The pool of assets money managers can compete to manage on behalf of Asia-Pacific institutional investors will grow to $10 trillion by 2025 from $5.7 trillion at the end of 2015, according to a projection by data analytics and market intelligence consultant Spence Johnson.
The forecast was based on Spence Johnson’s analysis of more than 80 big institutional investors in the Asia-Pacific region, said Yoon Ng, Spence Johnson’s director APAC, in an e-mail.
Foreign managers oversaw roughly 45% of the $5.7 trillion in outsourced Asia-Pacific institutional assets as of the end of 2015, a news release said.
However, even with investors in the region looking to boost their allocations to overseas assets and alternatives, which should help add another $1.9 trillion to foreign managers’ total over the decade, relatively strong growth of assets in markets that retain a greater home-country bias, including China and Southeast Asia, should find foreign managers’ share of outsourced assets dipping to 44% of that expected $10 trillion total, the news release said.
Ms. Ng said in a telephone interview that growth in institutional assets slated for domestic markets should provide added incentives for foreign managers to boost their manufacturing capabilities in local markets.

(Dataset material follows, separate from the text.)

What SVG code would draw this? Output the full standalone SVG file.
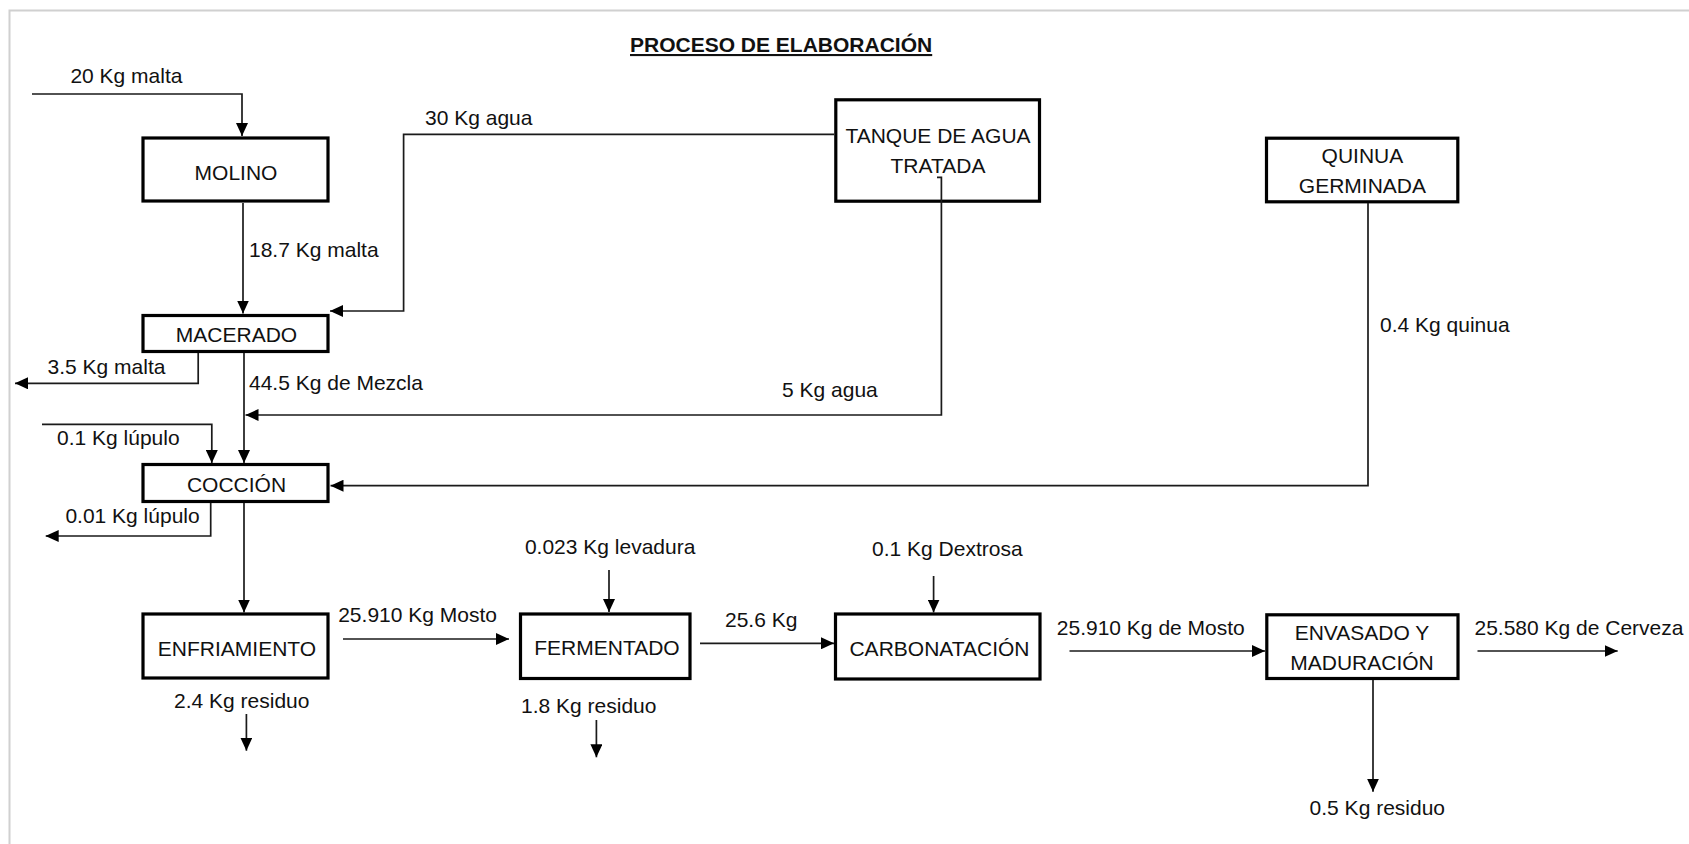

APAC institutional assets grew to $30.7 trillion by the end of 2015 from $22.9 trillion five years earlier, for annualized growth of 6.1%, the news release said. Outsourced assets for that five-year period posted stronger annualized growth of 8.7%.
Ms. Ng said in the e-mail that Spence Johnson forecasts annualized growth in overall assets of 5.1% through 2025, lifting the institutional total to $50.5 trillion.